Dockerizing Create React App

1 minute read

Create-react-app is a command line tool to help easily get a simple reactjs app started and going. It abstract away the learning curve and complexity of setting up so we dont have to deal with webpack, transpiling, and setting up a basic skeleton.

In this post, we will dockerize a basic app generated from create-react-app using multi stage build provided by docker to create lean node image based on alpine linux.

Create-react-app

npm install -g create-react-app
create-react-app testapp
cd testapp/
npm start

After the project is scaffolded. Take a look at package.json.

{
  "name": "testapp",
  "version": "0.1.0",
  "private": true,
  "dependencies": {
    "react": "^16.0.0",
    "react-dom": "^16.0.0",
    "react-scripts": "1.0.14"
  },
  "scripts": {
    "start": "react-scripts start",
    "build": "react-scripts build",
    "test": "react-scripts test --env=jsdom",
    "eject": "react-scripts eject"
  }
}

Our Dockerfile.

FROM node:8.5.0-alpine as build
COPY . .
RUN npm install
RUN npm run build

FROM node:8.5.0-alpine as release
COPY --from=build /build ./build
RUN npm install -g serve
EXPOSE 5000
CMD [ "serve", "-s", "build" ]

In the dockerfile above, first we are building an image based on node of 8.5.0 alpine tag. This image is light weight and has what we needed to build the app. Next, it copy our source into the container and then we start running npm install to download the dependencies. Next, it run npm build, npm build will trigger react-scripts build, react-scripts will output a production optimized build to the ‘build’ folder.
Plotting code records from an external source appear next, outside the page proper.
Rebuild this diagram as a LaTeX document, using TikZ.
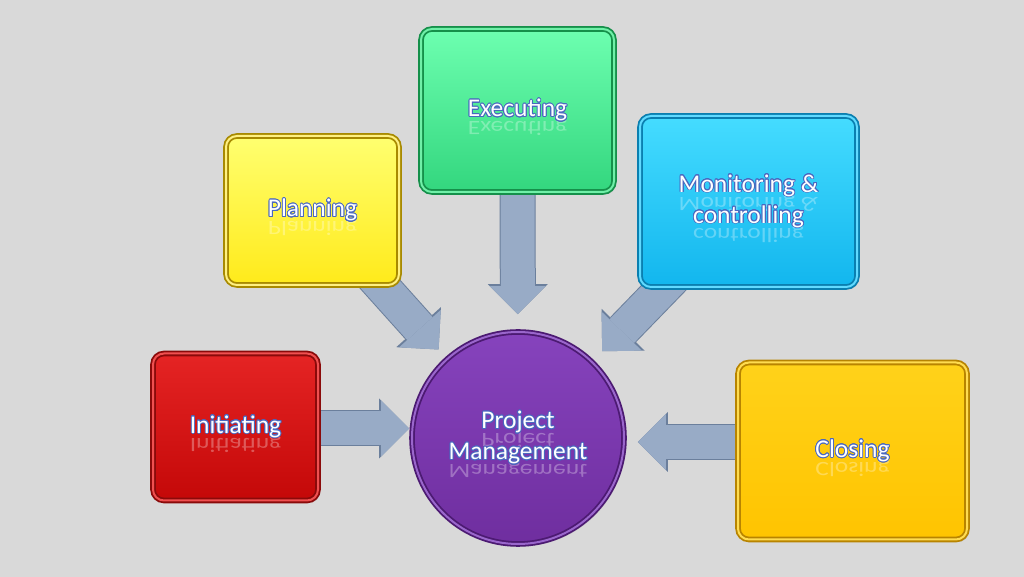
\documentclass[tikz,border=0pt]{standalone}
\usepackage{fontspec}
\setmainfont{Carlito}
\usepackage{graphicx}
\usepackage[copies]{contour}
\usetikzlibrary{arrows.meta,shadows}
\contourlength{0.8pt}
\contournumber{20}

\pgfdeclarelayer{bg}
\pgfsetlayers{bg,main}

\definecolor{bgray}{HTML}{D9D9D9}
\definecolor{txtblue}{HTML}{4A68C0}
\definecolor{arrfill}{HTML}{98ABC6}
\definecolor{arredge}{HTML}{6B7F9C}
% box colours: top, bottom, rim, rim light
\definecolor{inittop}{HTML}{E52424}\definecolor{initbot}{HTML}{C40808}
\definecolor{initrim}{HTML}{8A0A0A}\definecolor{initlit}{HTML}{F05050}
\definecolor{plantop}{HTML}{FFFF70}\definecolor{planbot}{HTML}{FFEA1A}
\definecolor{planrim}{HTML}{A88A00}\definecolor{planlit}{HTML}{FFF080}
\definecolor{exectop}{HTML}{6DFFB0}\definecolor{execbot}{HTML}{33D67E}
\definecolor{execrim}{HTML}{15904A}\definecolor{execlit}{HTML}{70F0A8}
\definecolor{montop}{HTML}{45DCFF}\definecolor{monbot}{HTML}{12B6EE}
\definecolor{monrim}{HTML}{0A7FB0}\definecolor{monlit}{HTML}{60DAFF}
\definecolor{closetop}{HTML}{FFD21A}\definecolor{closebot}{HTML}{FFC400}
\definecolor{closerim}{HTML}{B88400}\definecolor{closelit}{HTML}{FFDC50}
\definecolor{pmtop}{HTML}{8643BD}\definecolor{pmbot}{HTML}{6F2E9F}
\definecolor{pmrim}{HTML}{4C1A72}\definecolor{pmlit}{HTML}{9A66CC}

% white text with blue outline and a faint mirror image below it
\newcommand\shine[1]{\rlap{\raisebox{-5pt}[0pt][0pt]{\scalebox{1}[-0.8]{%
  \pgfsetfillopacity{0.3}\color{white}#1\pgfsetfillopacity{1}}}}\contour{txtblue}{#1}}

\tikzset{
  box/.style={rectangle, rounded corners=11pt, line width=1.8pt, double distance=2pt,
    text=white, align=center, font=\fontsize{25.5}{31}\selectfont,
    drop shadow={shadow xshift=2pt, shadow yshift=-2.5pt, opacity=0.3}},
  hub/.style={box, circle, minimum size=212},
  blockarrow/.style={draw=arrfill, line width=34pt,
    -{Triangle[length=28pt,width=56pt,line width=0pt]},
    preaction={draw=arredge, line width=36pt,
      -{Triangle[length=30pt,width=60pt,line width=0pt]}}}
}

\begin{document}
\begin{tikzpicture}[x=1pt,y=1pt]
  \useasboundingbox (0,0) rectangle (1024,577);

  % process groups
  \node[box, draw=initrim, double=initlit, top color=inittop, bottom color=initbot,
    minimum width=165, minimum height=147] (init) at (235.5,150) {\shine{Initiating}};
  \node[box, draw=planrim, double=planlit, top color=plantop, bottom color=planbot,
    minimum width=173, minimum height=149] (plan) at (312.5,366.5) {\shine{Planning}};
  \node[box, draw=execrim, double=execlit, top color=exectop, bottom color=execbot,
    minimum width=193, minimum height=163] (exec) at (517.5,466.5) {\shine{Executing}};
  \node[box, draw=monrim, double=monlit, top color=montop, bottom color=monbot,
    minimum width=217, minimum height=171] (mon) at (748.5,375.5)
    {\shine{Monitoring \&}\\\shine{controlling}};
  \node[box, draw=closerim, double=closelit, top color=closetop, bottom color=closebot,
    minimum width=229, minimum height=177] (close) at (852.5,126) {\shine{Closing}};

  % hub
  \node[hub, draw=pmrim, double=pmlit, top color=pmtop, bottom color=pmbot]
    (pm) at (518,139) {\shine{Project}\\\shine{Management}};

  \begin{pgfonlayer}{bg}
    \fill[bgray] (0,0) rectangle (1024,577);
    \coordinate (tipi) at ([yshift=9.5]pm.west);
    \coordinate (tipc) at ([yshift=-4]pm.east);
    \draw[blockarrow, shorten >=2pt] (init.center |- tipi) -- (tipi);
    \draw[blockarrow, shorten >=12pt] ([shift={(-30,13)}]plan.south east) -- (pm);
    \draw[blockarrow, shorten >=17pt] (exec.center) -- (pm);
    \draw[blockarrow, shorten >=14pt] ([shift={(42,18)}]mon.south west) -- (pm);
    \draw[blockarrow, shorten >=13pt] (close.center |- tipc) -- (tipc);
  \end{pgfonlayer}
\end{tikzpicture}
\end{document}
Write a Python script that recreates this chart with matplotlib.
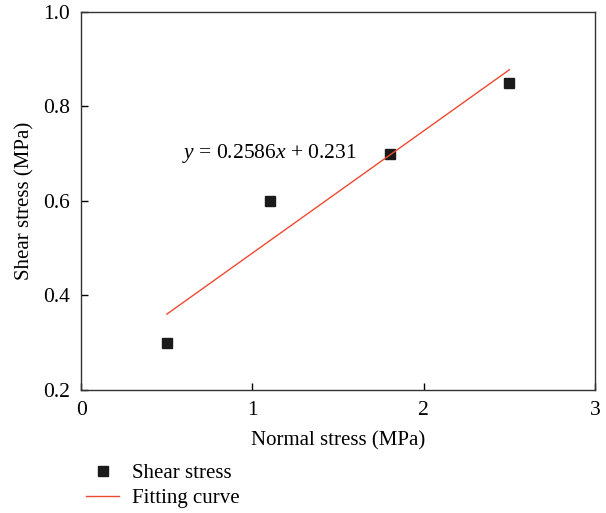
import matplotlib
matplotlib.use("Agg")
import matplotlib.pyplot as plt
import numpy as np

plt.rcParams['font.family'] = ['Liberation Serif', 'DejaVu Serif']
plt.rcParams['mathtext.fontset'] = 'custom'
plt.rcParams['mathtext.rm'] = 'Liberation Serif'
plt.rcParams['mathtext.it'] = 'Liberation Serif:italic'

# data
normal_stress = [0.5, 1.1, 1.8, 2.5]
shear_stress = [0.30, 0.60, 0.70, 0.85]
slope = 0.2586
intercept = 0.231
fit_x = [0.5, 2.5]

fig = plt.figure(figsize=(6.06, 5.13), dpi=100)
ax = fig.add_axes([0.134, 0.240, 0.848, 0.737])

ax.plot(normal_stress, shear_stress, 's', color='#1a1a1a', markersize=7,
        label='Shear stress', linestyle='none')
fx = np.array(fit_x)
ax.plot(fx, slope * fx + intercept, color='#ee4a32', linewidth=1.0,
        label='Fitting curve')

ax.text(0.59, 0.70, r'$y$ = 0.2586$x$ + 0.231', fontsize=15.5, va='center', ha='left')

ax.set_xlim(0, 3)
ax.set_ylim(0.2, 1.0)
ax.set_xticks([0, 1, 2, 3])
ax.set_yticks([0.2, 0.4, 0.6, 0.8, 1.0])
ax.set_yticklabels(['0.2', '0.4', '0.6', '0.8', '1.0'])
ax.tick_params(direction='in', length=5, width=1, labelsize=15.5, pad=8,
               top=False, right=False)
for s in ax.spines.values():
    s.set_linewidth(1.0)
    s.set_color('#333333')

ax.set_xlabel('Normal stress (MPa)', fontsize=15, labelpad=8)
ax.set_ylabel('Shear stress (MPa)', fontsize=15, labelpad=6)

fig.legend(loc='upper left', bbox_to_anchor=(0.128, 0.112), frameon=False,
           fontsize=15, handlelength=1.6, handletextpad=0.6, labelspacing=0.25,
           borderaxespad=0)

fig.savefig('out.png', dpi=100)
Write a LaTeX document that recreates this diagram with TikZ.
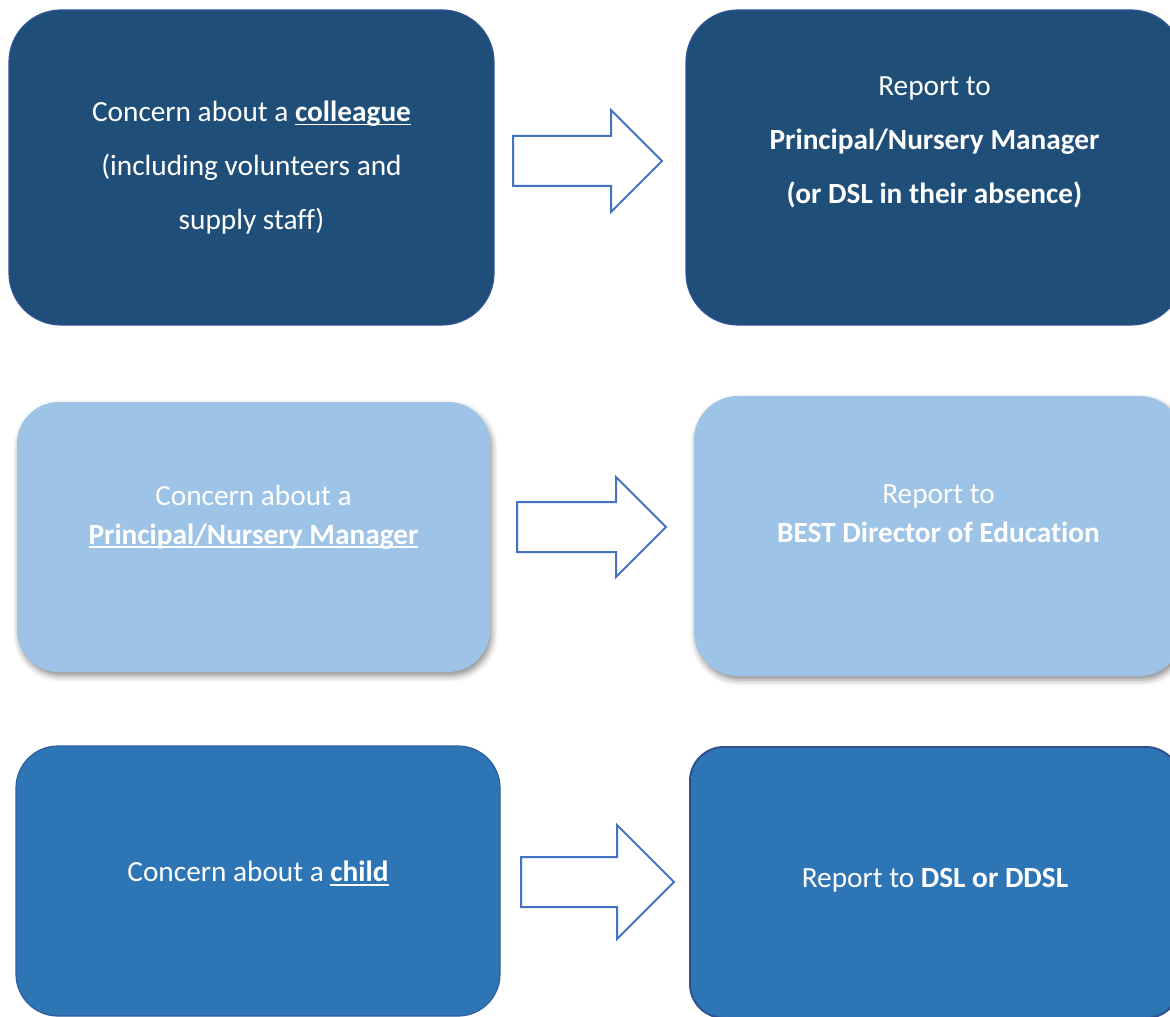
\documentclass[tikz,border=0pt]{standalone}
\usepackage{fontspec}
\setmainfont[Ligatures=NoCommon]{Carlito}
\usetikzlibrary{positioning, shapes.arrows, shadows.blur}
\definecolor{navybox}{HTML}{1F4E79}
\definecolor{navyline}{HTML}{2F5597}
\definecolor{palebox}{HTML}{9DC3E6}
\definecolor{midbox}{HTML}{2E75B6}
\definecolor{midline}{HTML}{2F528F}
\definecolor{arrowblue}{HTML}{4472C4}
% underline just below the baseline
\newcommand{\undl}[1]{\setbox0\hbox{#1}\rlap{\rule[-2pt]{\wd0}{0.9pt}}\box0}

\begin{document}
\begin{tikzpicture}[x=0.5pt, y=-0.5pt,
    box/.style={align=center, text=white, inner sep=0pt,
      font=\fontsize{14.65}{27}\selectfont},
    blockarrow/.style={single arrow, draw=arrowblue, fill=white, line width=1pt,
      inner xsep=0pt, inner ysep=12pt, minimum width=0pt, anchor=tail}]
  \useasboundingbox (0,0) rectangle (1170,1016);

  % row 1: concern about a colleague
  \node[box, fill=navybox, draw=navyline, line width=0.6pt, rounded corners=26pt,
        minimum width=242.5pt, minimum height=157.5pt] (colleague) at (251.5,167.5)
    {Concern about a \undl{\textbf{colleague}}\\ (including volunteers and\\ supply staff)};
  \node[box, fill=navybox, draw=navyline, line width=0.6pt, rounded corners=26pt,
        minimum width=248.5pt, minimum height=157.5pt] (colleaguerep) at (934.5,167.5)
    {Report to\\ \textbf{Principal/Nursery Manager}\\ \textbf{(or DSL in their absence)}\\ \mbox{}};
  \node[blockarrow, minimum height=74.5pt, single arrow head extend=13pt] (arr1) at (512,161) {};

  % row 2: concern about the principal
  \node[box, fill=palebox, rounded corners=21pt,
        blur shadow={shadow xshift=1pt, shadow yshift=-2pt, shadow blur radius=3pt, shadow opacity=45},
        minimum width=236.5pt, minimum height=135pt,
        font=\fontsize{14.65}{19.5}\selectfont] (principal) at (253.5,537)
    {Concern about a\\ \undl{\textbf{Principal/Nursery Manager}}\\[3pt] \mbox{}};
  \node[box, fill=palebox, rounded corners=22pt,
        blur shadow={shadow xshift=1pt, shadow yshift=-2pt, shadow blur radius=3pt, shadow opacity=45},
        minimum width=244.5pt, minimum height=140pt,
        font=\fontsize{14.65}{19.5}\selectfont] (principalrep) at (938.5,536)
    {Report to\\ \textbf{BEST Director of Education}\\[3pt] \mbox{}};
  \node[blockarrow, minimum height=74.5pt, single arrow head extend=12.5pt] (arr2) at (516,527) {};

  % row 3: concern about a child
  \node[box, fill=midbox, draw=midline!70!midbox, line width=0.6pt, rounded corners=21pt,
        minimum width=242pt, minimum height=135pt, text height=10pt, text depth=9.3pt] (child) at (258,881)
    {Concern about a \undl{\textbf{child}}};
  \node[box, fill=midbox, draw=midline, line width=1pt, rounded corners=17pt,
        minimum width=245pt, minimum height=135.5pt, text height=10pt, text depth=5.3pt] (childrep) at (935,882.5)
    {Report to \textbf{DSL or DDSL}};
  \node[blockarrow, minimum height=76.5pt, single arrow head extend=16pt] (arr3) at (520,882) {};
\end{tikzpicture}
\end{document}
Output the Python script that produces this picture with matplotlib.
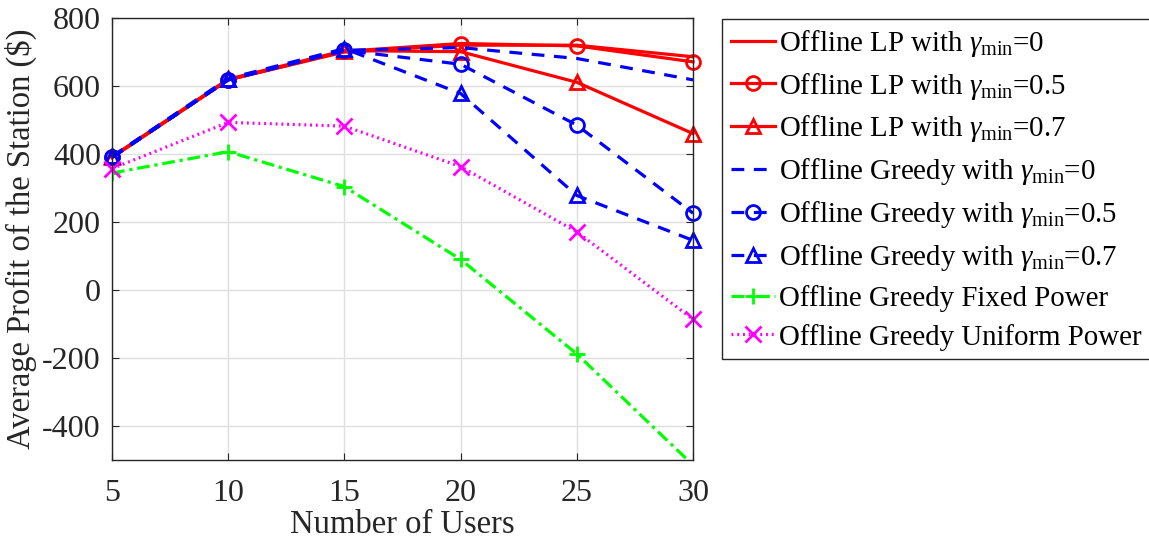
import matplotlib
matplotlib.use("Agg")
import matplotlib.pyplot as plt

plt.rcParams['font.family'] = ['Liberation Serif', 'DejaVu Serif']
plt.rcParams['mathtext.fontset'] = 'custom'
plt.rcParams['mathtext.rm'] = 'Liberation Serif'
plt.rcParams['mathtext.it'] = 'Liberation Serif:italic'
plt.rcParams['axes.unicode_minus'] = False

users = [5, 10, 15, 20, 25, 30]
lp_g0 = [390, 618, 700, 720, 720, 686]
lp_g05 = [390, 618, 702, 725, 718, 671]
lp_g07 = [392, 620, 704, 701, 611, 460]
greedy_g0 = [390, 618, 705, 713, 681, 618]
greedy_g05 = [390, 618, 705, 664, 485, 226]
greedy_g07 = [393, 622, 710, 578, 278, 146]
greedy_fixed = [344, 407, 304, 90, -188, -515]
greedy_uniform = [357, 493, 482, 363, 171, -86]

labels = [r'Offline LP with $\gamma_{\rm min}$=0',
          r'Offline LP with $\gamma_{\rm min}$=0.5',
          r'Offline LP with $\gamma_{\rm min}$=0.7',
          r'Offline Greedy with $\gamma_{\rm min}$=0',
          r'Offline Greedy with $\gamma_{\rm min}$=0.5',
          r'Offline Greedy with $\gamma_{\rm min}$=0.7',
          'Offline Greedy Fixed Power',
          'Offline Greedy Uniform Power']
xticks = [5, 10, 15, 20, 25, 30]
yticks = [-400, -200, 0, 200, 400, 600, 800]
ylim = (-500, 800)

fig = plt.figure(figsize=(11.49, 5.42), dpi=100)
ax = fig.add_axes([112/1149, 1-460/542, (693-112)/1149, (460-18)/542])

lw = 2.3
ms = 10
mew = 2
red = '#FF0000'; blue = '#0000FF'; green = '#00FF00'; mag = '#FF00FF'
series = [
    (lp_g0, red, '-', None),
    (lp_g05, red, '-', 'o'),
    (lp_g07, red, '-', '^'),
    (greedy_g0, blue, (0, (4, 3)), None),
    (greedy_g05, blue, (0, (4, 3)), 'o'),
    (greedy_g07, blue, (0, (4, 3)), '^'),
    (greedy_fixed, green, (0, (4, 1.5, 1, 1.5)), '+'),
    (greedy_uniform, mag, (0, (0.6, 1.2)), 'x'),
]
for (vals, c, ls, mk), lab in zip(series, labels):
    inside = [i for i, v in enumerate(vals) if ylim[0] <= v <= ylim[1]]
    all_in = len(inside) == len(vals)
    ln, = ax.plot(users, vals, color=c, linestyle=ls, marker=mk, lw=lw,
                  markersize=ms if mk not in ('+', 'x') else 12, markeredgewidth=mew,
                  markerfacecolor='none', label=lab, markevery=inside)
    ln.set_clip_on(not all_in)

ax.set_xlim(5, 30)
ax.set_ylim(*ylim)
ax.set_xticks(xticks)
ax.set_yticks(yticks)
ax.grid(True, color='#DFDFDF', linewidth=1)
ax.set_axisbelow(True)
ax.tick_params(direction='in', top=True, right=True, labelsize=23, length=5,
               color='#262626')
ax.tick_params(axis='y', pad=8)
ax.tick_params(axis='x', pad=14)
for s in ax.spines.values():
    s.set_color('#262626')
    s.set_linewidth(1)
ax.set_xlabel('Number of Users', fontsize=23.5, color='#262626', labelpad=1)
ax.set_ylabel('Average Profit of the Station ($)', fontsize=23.5, color='#262626', labelpad=4)
for t in ax.get_xticklabels() + ax.get_yticklabels():
    t.set_color('#262626')

leg = fig.legend(loc='upper left', bbox_to_anchor=(722/1149, 1-19/542),
                 fontsize=20.8, handlelength=1.55, handletextpad=0.12,
                 labelspacing=0.41, borderpad=0.3, borderaxespad=0,
                 frameon=True, fancybox=False, edgecolor='#262626',
                 framealpha=1)
leg.get_frame().set_linewidth(1)

fig.savefig('out.png', dpi=100)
Noticed that there is a second FROM in the dockerfile. This is the multi-stage build feature. What happens here is that the image building process will start fresh on this new image. Then only the resulting Build folder from the previous stage is copied into this new stage. Next, we simply install serve which is used to serve the build folder.

Conclusion

Docker multi-stage build is an awesome feature to keep production containers lightweight and fast to pull.